[PROBLEM DESCRIPTION]
Write the data out again exactly, with no pictures.

____ RAW DATA

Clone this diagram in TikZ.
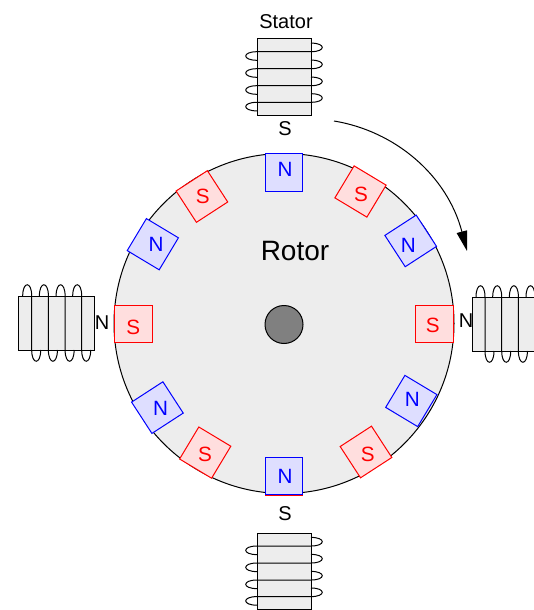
\documentclass[tikz,border=0pt]{standalone}
\usepackage{fontspec}
\setmainfont{Liberation Sans}
\usetikzlibrary{arrows.meta}
\tikzset{
  x=0.75pt,y=-0.75pt,
  core/.style={draw=black,line width=0.75pt,fill=black!7,inner sep=0pt,outer sep=0pt},
  coil/.style={draw=black,line width=0.75pt},
  magnetN/.style={draw=blue,fill=blue!13,line width=0.75pt,minimum size=28pt,inner sep=0pt,outer sep=0pt},
  magnetS/.style={draw=red,fill=red!13,line width=0.75pt,minimum size=28pt,inner sep=0pt,outer sep=0pt},
  poleN/.style={text=blue,font=\fontsize{15.5}{15.5}\selectfont,inner sep=0pt},
  poleS/.style={text=red,font=\fontsize{15.5}{15.5}\selectfont,inner sep=0pt},
  lab/.style={text=black,font=\fontsize{15}{15}\selectfont,inner sep=0pt},
}
\newcommand{\vcoil}[3]{% x-left, x-right, y of first turn
  \foreach \yy in {0,17,34,50.6}{
    \draw[coil] (#1,{#3+\yy+8.6}) .. controls (#1-15,{#3+\yy+8.6}) and (#1-15,{#3+\yy}) .. (#1,{#3+\yy}) -- (#2,{#3+\yy})
       .. controls (#2+15,{#3+\yy}) and (#2+15,{#3+\yy-8.6}) .. (#2,{#3+\yy-8.6});
  }
}
\newcommand{\hcoil}[3]{% x of first turn, y-top, y-bottom
  \foreach \xx in {0,16.7,33.4,50}{
    \draw[coil] ({#1+\xx-9},#2) .. controls ({#1+\xx-9},#2-15) and ({#1+\xx},#2-15) .. ({#1+\xx},#2) -- ({#1+\xx},#3)
       .. controls ({#1+\xx},#3+15) and ({#1+\xx+9},#3+15) .. ({#1+\xx+9},#3);
  }
}
\begin{document}
\begin{tikzpicture}
\useasboundingbox (0,0) rectangle (534,610);
\clip (0,0) rectangle (534,610);
% rotor
\node[circle,draw=black,line width=0.75pt,fill=black!7,minimum size=255pt,inner sep=0pt,outer sep=0pt] (rotor) at (284,323.5) {};
\node[circle,draw=black,line width=0.75pt,fill=black!50,minimum size=28.5pt,inner sep=0pt,outer sep=0pt] (hub) at (284,324.5) {};
\node[lab,font=\fontsize{21}{21}\selectfont] (rotorlab) at (295,251) {Rotor};
% magnets: polarity / box x / box y / rotation / text x / text y / id
\foreach \p/\mx/\my/\mr/\tx/\ty/\i in {
  N/284/172.5/0/285/169/1,
  S/360.5/191.5/-31/361/194.3/2,
  N/410.7/240.9/33/408.3/245/3,
  S/434.5/324/0/432.7/325.7/4,
  N/411.3/401/-31/412.3/399/5,
  S/366/452/33/367.7/454.3/6,
  S/284/476.4/0/285/476/13,
  N/284/476/0/285/476/7,
  S/205.2/452.6/-31/205/454.3/8,
  N/157.4/407.6/33/160.7/408.3/9,
  S/133.5/324/0/133.3/327.3/10,
  N/152.8/244.2/-31/156/244/11,
  S/201.9/196.5/33/202.7/196.7/12}{
  \node[magnet\p,rotate=\mr] (m\i) at (\mx,\my) {};
  \ifnum\i=13\relax\else\node[pole\p] (t\i) at (\tx,\ty) {\p};\fi
}
% stators
\node[core,minimum width=40.5pt,minimum height=57pt] (st) at (284,77) {};
\vcoil{257}{311}{51.7}
\node[core,minimum width=40.5pt,minimum height=57pt] (sb) at (284,571) {};
\vcoil{257}{311}{546}
\node[core,minimum width=57pt,minimum height=40.5pt] (sl) at (56,323) {};
\hcoil{31.7}{296}{350}
\node[core,minimum width=80pt,minimum height=40.5pt,anchor=west] (sr) at (472,324) {};
\hcoil{485}{297}{351}
% labels
\node[lab] (stator) at (286,22) {Stator};
\node[lab] (s1) at (285,129) {S};
\node[lab] (s2) at (285,514) {S};
\node[lab] (n1) at (102,323) {N};
\node[lab] (n2) at (466,321) {N};
% rotation arrow
\coordinate (arcA) at (334,121);
\coordinate (arcB) at (467,251);
\draw[line width=0.75pt,-{Triangle[length=15pt,width=8pt]}] (arcA) .. controls (395,131) and (447,175) .. (arcB);
\end{tikzpicture}
\end{document}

________

[EXPECTED OUTPUT]
Clone this diagram in TikZ.
\documentclass[tikz,border=0pt]{standalone}
\usepackage{fontspec}
\setmainfont{Liberation Sans}
\usetikzlibrary{arrows.meta}
\tikzset{
  x=0.75pt,y=-0.75pt,
  core/.style={draw=black,line width=0.75pt,fill=black!7,inner sep=0pt,outer sep=0pt},
  coil/.style={draw=black,line width=0.75pt},
  magnetN/.style={draw=blue,fill=blue!13,line width=0.75pt,minimum size=28pt,inner sep=0pt,outer sep=0pt},
  magnetS/.style={draw=red,fill=red!13,line width=0.75pt,minimum size=28pt,inner sep=0pt,outer sep=0pt},
  poleN/.style={text=blue,font=\fontsize{15.5}{15.5}\selectfont,inner sep=0pt},
  poleS/.style={text=red,font=\fontsize{15.5}{15.5}\selectfont,inner sep=0pt},
  lab/.style={text=black,font=\fontsize{15}{15}\selectfont,inner sep=0pt},
}
\newcommand{\vcoil}[3]{% x-left, x-right, y of first turn
  \foreach \yy in {0,17,34,50.6}{
    \draw[coil] (#1,{#3+\yy+8.6}) .. controls (#1-15,{#3+\yy+8.6}) and (#1-15,{#3+\yy}) .. (#1,{#3+\yy}) -- (#2,{#3+\yy})
       .. controls (#2+15,{#3+\yy}) and (#2+15,{#3+\yy-8.6}) .. (#2,{#3+\yy-8.6});
  }
}
\newcommand{\hcoil}[3]{% x of first turn, y-top, y-bottom
  \foreach \xx in {0,16.7,33.4,50}{
    \draw[coil] ({#1+\xx-9},#2) .. controls ({#1+\xx-9},#2-15) and ({#1+\xx},#2-15) .. ({#1+\xx},#2) -- ({#1+\xx},#3)
       .. controls ({#1+\xx},#3+15) and ({#1+\xx+9},#3+15) .. ({#1+\xx+9},#3);
  }
}
\begin{document}
\begin{tikzpicture}
\useasboundingbox (0,0) rectangle (534,610);
\clip (0,0) rectangle (534,610);
% rotor
\node[circle,draw=black,line width=0.75pt,fill=black!7,minimum size=255pt,inner sep=0pt,outer sep=0pt] (rotor) at (284,323.5) {};
\node[circle,draw=black,line width=0.75pt,fill=black!50,minimum size=28.5pt,inner sep=0pt,outer sep=0pt] (hub) at (284,324.5) {};
\node[lab,font=\fontsize{21}{21}\selectfont] (rotorlab) at (295,251) {Rotor};
% magnets: polarity / box x / box y / rotation / text x / text y / id
\foreach \p/\mx/\my/\mr/\tx/\ty/\i in {
  N/284/172.5/0/285/169/1,
  S/360.5/191.5/-31/361/194.3/2,
  N/410.7/240.9/33/408.3/245/3,
  S/434.5/324/0/432.7/325.7/4,
  N/411.3/401/-31/412.3/399/5,
  S/366/452/33/367.7/454.3/6,
  S/284/476.4/0/285/476/13,
  N/284/476/0/285/476/7,
  S/205.2/452.6/-31/205/454.3/8,
  N/157.4/407.6/33/160.7/408.3/9,
  S/133.5/324/0/133.3/327.3/10,
  N/152.8/244.2/-31/156/244/11,
  S/201.9/196.5/33/202.7/196.7/12}{
  \node[magnet\p,rotate=\mr] (m\i) at (\mx,\my) {};
  \ifnum\i=13\relax\else\node[pole\p] (t\i) at (\tx,\ty) {\p};\fi
}
% stators
\node[core,minimum width=40.5pt,minimum height=57pt] (st) at (284,77) {};
\vcoil{257}{311}{51.7}
\node[core,minimum width=40.5pt,minimum height=57pt] (sb) at (284,571) {};
\vcoil{257}{311}{546}
\node[core,minimum width=57pt,minimum height=40.5pt] (sl) at (56,323) {};
\hcoil{31.7}{296}{350}
\node[core,minimum width=80pt,minimum height=40.5pt,anchor=west] (sr) at (472,324) {};
\hcoil{485}{297}{351}
% labels
\node[lab] (stator) at (286,22) {Stator};
\node[lab] (s1) at (285,129) {S};
\node[lab] (s2) at (285,514) {S};
\node[lab] (n1) at (102,323) {N};
\node[lab] (n2) at (466,321) {N};
% rotation arrow
\coordinate (arcA) at (334,121);
\coordinate (arcB) at (467,251);
\draw[line width=0.75pt,-{Triangle[length=15pt,width=8pt]}] (arcA) .. controls (395,131) and (447,175) .. (arcB);
\end{tikzpicture}
\end{document}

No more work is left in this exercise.